Sunday 2 June 2024

John Berendt - The City of Falling Angels - Comment.

 

For anyone who has visited Venice, its charms and history physically pulsate through the air. In Berendt's runaway bestseller, "Midnight in the Garden of Good and Evil", he submerged himself in the city of Savannah, Georgia, gaining access to the people and families that go back to the city's beginnings. This was a unique "travel" text, reading like a novel, strewn with strange and intensely interesting characters, which only an inspired novelist could dream up. These extraordinary characters, however, are all real people, who most continue to live and strive in that magical town. Berendt has brought this same sensibility; his journalist's flare for finding a good story, and submerged himself in the culture of Venice, again, uncannily gaining access to the city's oldest families, its aristocracy and legion of unconventional characters. This is a side to Venice that most of us would never see or experience.

Similar to "Midnight", The City of Falling Angels centers on a single event, in this case, the tragic burning of the famous Venice Opera House in 1996. The theatre was entirely destroyed, devastating the city's inhabitants and many people across the world.
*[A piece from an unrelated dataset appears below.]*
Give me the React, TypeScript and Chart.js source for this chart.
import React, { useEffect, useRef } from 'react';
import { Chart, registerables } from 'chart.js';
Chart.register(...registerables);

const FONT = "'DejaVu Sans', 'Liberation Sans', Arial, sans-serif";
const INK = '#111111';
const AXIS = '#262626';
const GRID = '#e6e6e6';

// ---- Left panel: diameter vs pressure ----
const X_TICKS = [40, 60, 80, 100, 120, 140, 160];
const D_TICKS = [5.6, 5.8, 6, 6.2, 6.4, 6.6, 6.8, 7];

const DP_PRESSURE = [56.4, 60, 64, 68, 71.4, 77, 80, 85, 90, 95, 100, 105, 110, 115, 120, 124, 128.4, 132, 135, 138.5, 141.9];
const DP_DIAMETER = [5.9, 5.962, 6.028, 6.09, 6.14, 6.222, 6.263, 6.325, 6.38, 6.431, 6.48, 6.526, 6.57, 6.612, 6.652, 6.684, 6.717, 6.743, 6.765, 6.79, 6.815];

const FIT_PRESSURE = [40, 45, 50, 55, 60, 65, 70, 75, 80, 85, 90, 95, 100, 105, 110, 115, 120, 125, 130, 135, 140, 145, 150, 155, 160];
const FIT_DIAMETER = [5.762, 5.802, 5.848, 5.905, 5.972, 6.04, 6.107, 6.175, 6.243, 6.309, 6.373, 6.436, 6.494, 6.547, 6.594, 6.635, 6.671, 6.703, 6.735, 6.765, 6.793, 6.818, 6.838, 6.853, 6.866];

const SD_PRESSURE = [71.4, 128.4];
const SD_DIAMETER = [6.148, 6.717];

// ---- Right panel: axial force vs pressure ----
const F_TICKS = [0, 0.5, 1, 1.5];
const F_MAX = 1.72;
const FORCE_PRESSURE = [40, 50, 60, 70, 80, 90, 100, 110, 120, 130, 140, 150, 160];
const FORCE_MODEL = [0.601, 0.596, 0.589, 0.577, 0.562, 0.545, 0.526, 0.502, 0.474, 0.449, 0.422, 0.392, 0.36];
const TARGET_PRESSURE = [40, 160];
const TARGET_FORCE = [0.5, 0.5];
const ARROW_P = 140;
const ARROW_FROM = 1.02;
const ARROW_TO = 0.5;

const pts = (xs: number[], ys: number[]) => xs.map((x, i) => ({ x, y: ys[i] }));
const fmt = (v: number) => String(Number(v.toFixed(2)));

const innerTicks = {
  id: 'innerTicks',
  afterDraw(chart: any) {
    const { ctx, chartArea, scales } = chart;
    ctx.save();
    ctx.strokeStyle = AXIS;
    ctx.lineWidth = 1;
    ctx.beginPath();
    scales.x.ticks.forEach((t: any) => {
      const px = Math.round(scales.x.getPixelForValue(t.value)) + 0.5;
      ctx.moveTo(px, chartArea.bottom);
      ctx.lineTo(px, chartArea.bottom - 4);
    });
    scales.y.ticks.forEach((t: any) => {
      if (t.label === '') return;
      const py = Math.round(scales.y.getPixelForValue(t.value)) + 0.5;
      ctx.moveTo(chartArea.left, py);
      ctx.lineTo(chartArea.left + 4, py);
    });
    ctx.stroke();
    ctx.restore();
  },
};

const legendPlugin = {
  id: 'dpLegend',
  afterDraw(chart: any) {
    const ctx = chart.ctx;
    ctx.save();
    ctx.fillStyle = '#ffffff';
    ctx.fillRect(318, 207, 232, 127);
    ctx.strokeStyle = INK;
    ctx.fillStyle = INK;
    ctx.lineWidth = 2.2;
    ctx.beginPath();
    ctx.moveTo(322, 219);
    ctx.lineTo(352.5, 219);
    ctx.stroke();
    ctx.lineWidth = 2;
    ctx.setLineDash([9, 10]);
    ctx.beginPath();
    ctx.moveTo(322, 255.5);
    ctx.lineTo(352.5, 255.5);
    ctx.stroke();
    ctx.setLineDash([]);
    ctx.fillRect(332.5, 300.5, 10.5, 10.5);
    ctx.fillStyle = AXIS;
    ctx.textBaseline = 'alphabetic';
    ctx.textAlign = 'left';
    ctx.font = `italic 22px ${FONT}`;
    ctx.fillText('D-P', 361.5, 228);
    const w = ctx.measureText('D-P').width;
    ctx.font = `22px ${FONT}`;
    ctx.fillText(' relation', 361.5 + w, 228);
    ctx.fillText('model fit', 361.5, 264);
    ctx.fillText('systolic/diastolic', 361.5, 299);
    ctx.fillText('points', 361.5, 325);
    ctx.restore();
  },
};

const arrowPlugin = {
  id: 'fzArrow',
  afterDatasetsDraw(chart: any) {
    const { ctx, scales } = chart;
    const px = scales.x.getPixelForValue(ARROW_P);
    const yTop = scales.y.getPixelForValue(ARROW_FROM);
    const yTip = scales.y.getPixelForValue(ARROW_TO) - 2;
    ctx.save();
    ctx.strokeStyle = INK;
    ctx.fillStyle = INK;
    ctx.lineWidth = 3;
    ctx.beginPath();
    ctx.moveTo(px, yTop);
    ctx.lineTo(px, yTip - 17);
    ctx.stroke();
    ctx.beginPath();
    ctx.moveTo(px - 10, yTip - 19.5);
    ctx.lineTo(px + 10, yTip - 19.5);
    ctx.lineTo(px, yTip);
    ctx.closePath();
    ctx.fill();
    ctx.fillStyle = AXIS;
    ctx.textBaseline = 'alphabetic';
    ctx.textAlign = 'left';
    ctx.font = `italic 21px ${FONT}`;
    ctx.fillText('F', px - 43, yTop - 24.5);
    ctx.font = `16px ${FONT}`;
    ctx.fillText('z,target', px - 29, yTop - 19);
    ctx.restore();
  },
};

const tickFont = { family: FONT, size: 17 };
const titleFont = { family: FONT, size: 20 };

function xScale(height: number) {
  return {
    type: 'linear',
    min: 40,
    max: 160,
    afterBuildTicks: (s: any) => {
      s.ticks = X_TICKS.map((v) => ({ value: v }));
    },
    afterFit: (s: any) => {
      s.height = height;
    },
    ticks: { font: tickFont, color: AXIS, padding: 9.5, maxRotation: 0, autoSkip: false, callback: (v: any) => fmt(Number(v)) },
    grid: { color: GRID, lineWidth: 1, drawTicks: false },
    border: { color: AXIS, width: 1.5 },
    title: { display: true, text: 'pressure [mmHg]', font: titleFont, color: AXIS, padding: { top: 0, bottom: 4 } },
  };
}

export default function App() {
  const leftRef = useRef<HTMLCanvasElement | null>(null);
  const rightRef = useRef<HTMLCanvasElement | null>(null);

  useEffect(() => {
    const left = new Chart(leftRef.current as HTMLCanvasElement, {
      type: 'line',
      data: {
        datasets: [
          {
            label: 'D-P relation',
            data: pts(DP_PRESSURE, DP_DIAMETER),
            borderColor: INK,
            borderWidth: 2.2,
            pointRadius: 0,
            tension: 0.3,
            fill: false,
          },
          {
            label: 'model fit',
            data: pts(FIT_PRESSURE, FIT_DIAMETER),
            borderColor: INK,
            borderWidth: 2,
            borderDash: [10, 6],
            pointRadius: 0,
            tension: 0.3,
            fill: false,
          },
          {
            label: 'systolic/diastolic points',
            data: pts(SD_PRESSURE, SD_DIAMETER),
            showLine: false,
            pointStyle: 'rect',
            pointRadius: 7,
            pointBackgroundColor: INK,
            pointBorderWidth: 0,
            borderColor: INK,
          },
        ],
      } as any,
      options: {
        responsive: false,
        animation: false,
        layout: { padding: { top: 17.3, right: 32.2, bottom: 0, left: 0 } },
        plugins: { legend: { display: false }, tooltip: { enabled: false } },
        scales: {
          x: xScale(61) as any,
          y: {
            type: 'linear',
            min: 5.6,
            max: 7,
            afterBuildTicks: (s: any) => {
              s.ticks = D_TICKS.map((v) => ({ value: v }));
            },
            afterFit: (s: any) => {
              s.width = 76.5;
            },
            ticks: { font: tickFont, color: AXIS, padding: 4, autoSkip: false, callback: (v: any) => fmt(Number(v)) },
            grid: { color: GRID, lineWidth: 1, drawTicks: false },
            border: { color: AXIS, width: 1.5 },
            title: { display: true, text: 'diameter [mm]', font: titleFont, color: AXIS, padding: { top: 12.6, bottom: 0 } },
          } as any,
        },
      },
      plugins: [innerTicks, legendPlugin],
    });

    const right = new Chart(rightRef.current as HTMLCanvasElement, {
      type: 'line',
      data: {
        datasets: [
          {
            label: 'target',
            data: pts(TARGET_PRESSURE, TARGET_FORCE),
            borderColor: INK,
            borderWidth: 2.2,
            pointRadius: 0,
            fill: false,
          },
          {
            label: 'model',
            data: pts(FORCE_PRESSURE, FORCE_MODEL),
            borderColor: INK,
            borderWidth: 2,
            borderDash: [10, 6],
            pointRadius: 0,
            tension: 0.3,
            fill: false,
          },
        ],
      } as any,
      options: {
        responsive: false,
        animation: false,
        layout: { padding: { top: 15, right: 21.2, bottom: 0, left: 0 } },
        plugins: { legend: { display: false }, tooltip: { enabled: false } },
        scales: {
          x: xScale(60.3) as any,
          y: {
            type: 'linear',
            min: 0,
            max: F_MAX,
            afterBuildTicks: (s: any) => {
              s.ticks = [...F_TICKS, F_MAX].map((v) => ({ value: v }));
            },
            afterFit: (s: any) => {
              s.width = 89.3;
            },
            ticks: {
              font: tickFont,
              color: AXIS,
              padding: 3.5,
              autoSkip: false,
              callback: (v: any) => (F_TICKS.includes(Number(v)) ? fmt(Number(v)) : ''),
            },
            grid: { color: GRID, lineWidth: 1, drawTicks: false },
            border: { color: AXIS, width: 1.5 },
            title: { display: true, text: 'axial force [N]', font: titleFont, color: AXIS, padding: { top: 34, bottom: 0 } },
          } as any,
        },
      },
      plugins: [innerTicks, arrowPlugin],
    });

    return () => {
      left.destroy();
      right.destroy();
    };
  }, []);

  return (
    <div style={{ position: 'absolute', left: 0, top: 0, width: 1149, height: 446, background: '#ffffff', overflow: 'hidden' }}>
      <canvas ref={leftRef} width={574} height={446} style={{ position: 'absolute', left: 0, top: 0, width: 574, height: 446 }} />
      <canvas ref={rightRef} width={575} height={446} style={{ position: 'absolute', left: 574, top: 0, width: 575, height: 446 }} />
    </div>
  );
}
Berendt decided to stay in Venice and remained there for eight years until the theatre was painstakingly re-built, amongst mind-boggling bureaucracy, money-grabbing companies, ruthless public officials, and artists and the societies elite.

Many high-profile people have chosen to live in Venice over its long history and continue to do so today. The city has been the setting for some of the greatest novels in the last 500 years, Thomas Mann's "Death in Venice", Henry James' "The Aspen Papers", and Shakespeare's, "The Merchant of Venice" to name only a few. What is it about the city of Venice that inspires artists and writers to create their works of genius? The greatest self-proclaimed lover in history, Casanova, had his greatest and most memorable affairs in Venice. Lord Byron chose to live there and wrote lovingly about the city, and Ezra Pound chose to live and die in Venice, leaving his long-time mistress, Olga Ridge, who also passed away there at the age of 101. Berendt captures and connects Venice's present time charm with its rich history, illustrating that these cultural traditions continue.

What struck me about Berendt's book, was how so many people, foreigner's as well as the Venetians, care intensely, passionately about Venice. It is part of our past that must be maintained and remembered, because beauty is fleeting and fragile.

As some critics have proposed, this book does not position Venetians as the `other', a "race" to be studied as something exotic and otherworldly. Berendt's book is a tribute to the city and the people who love her. Anyone who has visited Venice wants to become part of her because of her rich past and her beauty...this book captures that feeling. This is a well-written, educational and highly entertaining tribute to one of the greatest cities in the world.